Tuesday, Judge Peter Doyne of the state Superior Court found the cuts left schools unable to provide a “thorough and efficient” education to the nearly 1.4 million students.
This means that the cuts were unconstitutional, Doyne ruled, since the School Funding Reform Law makes it mandatory for the state to provide sufficient funding to schools.
Doyne also noted that Christie’s reductions "fell more heavily upon our high risk districts and the children educated within those districts. . . .Our 'at risk' children are now moving further from proficiency," he said.
The state Attorney General’s Office had argued that the cuts were necessary because of New Jersey’s fiscal crisis. Doyne acknowledged the difficulty of resolving the conflict between the budget and its constitutional obligation to educate New Jersey’s children. He wrote, "Something need be done to equitably address these competing imperatives. That answer, though, is beyond the purview of this report. For the limited question posed to [me], it is clear the State has failed to carry its burden."

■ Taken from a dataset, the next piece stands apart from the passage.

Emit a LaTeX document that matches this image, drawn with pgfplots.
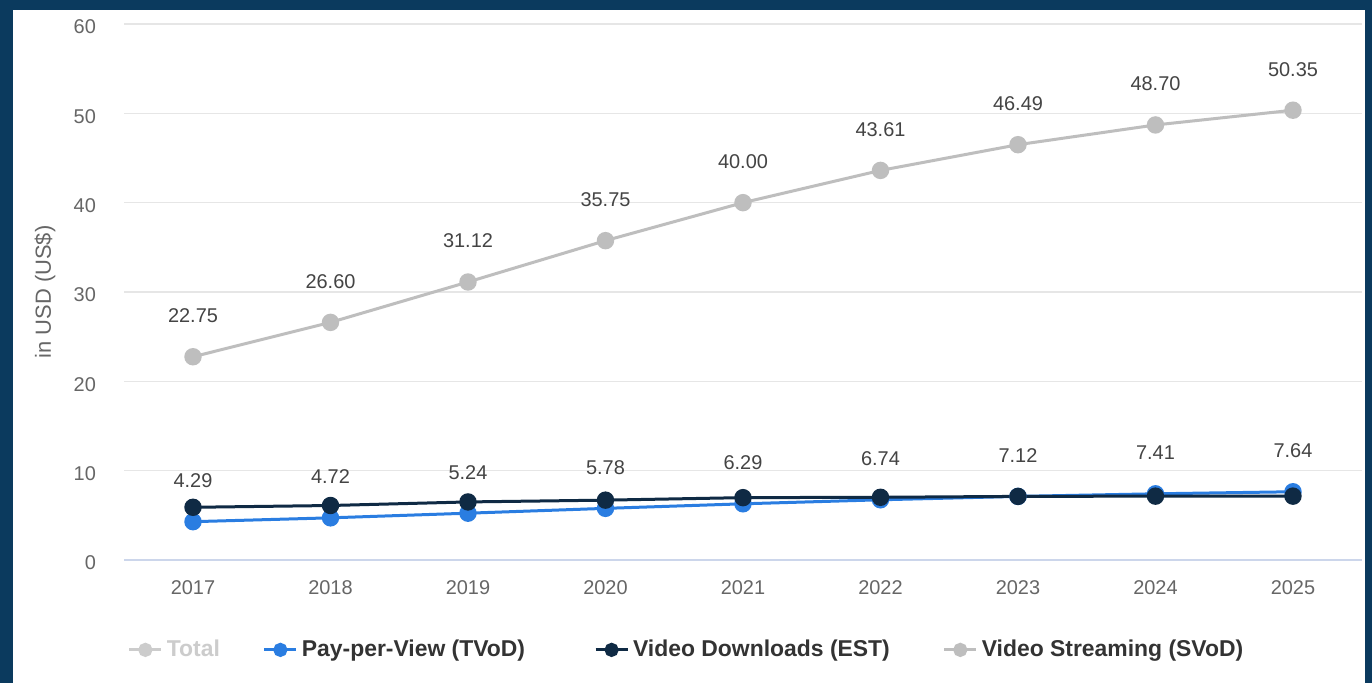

Doyne’s finding will now be sent to the Supreme Court, which will decide whether or not to act on it. The Christie administration is expected to argue against the ruling there on the grounds that there is no correlation between the amount of money spent and the quality of education provided.
Christie spokesperson Michael Drewniak said, "The Supreme Court should at last abandon the failed assumption of the last three decades that more money equals better education, and stop treating our state’s fiscal condition as in inconvenient afterthought."
Governors of other states facing budget cuts, such as Pennsylvania's Tom Corbett, will be awaiting the Supreme Court's ruling with great interest.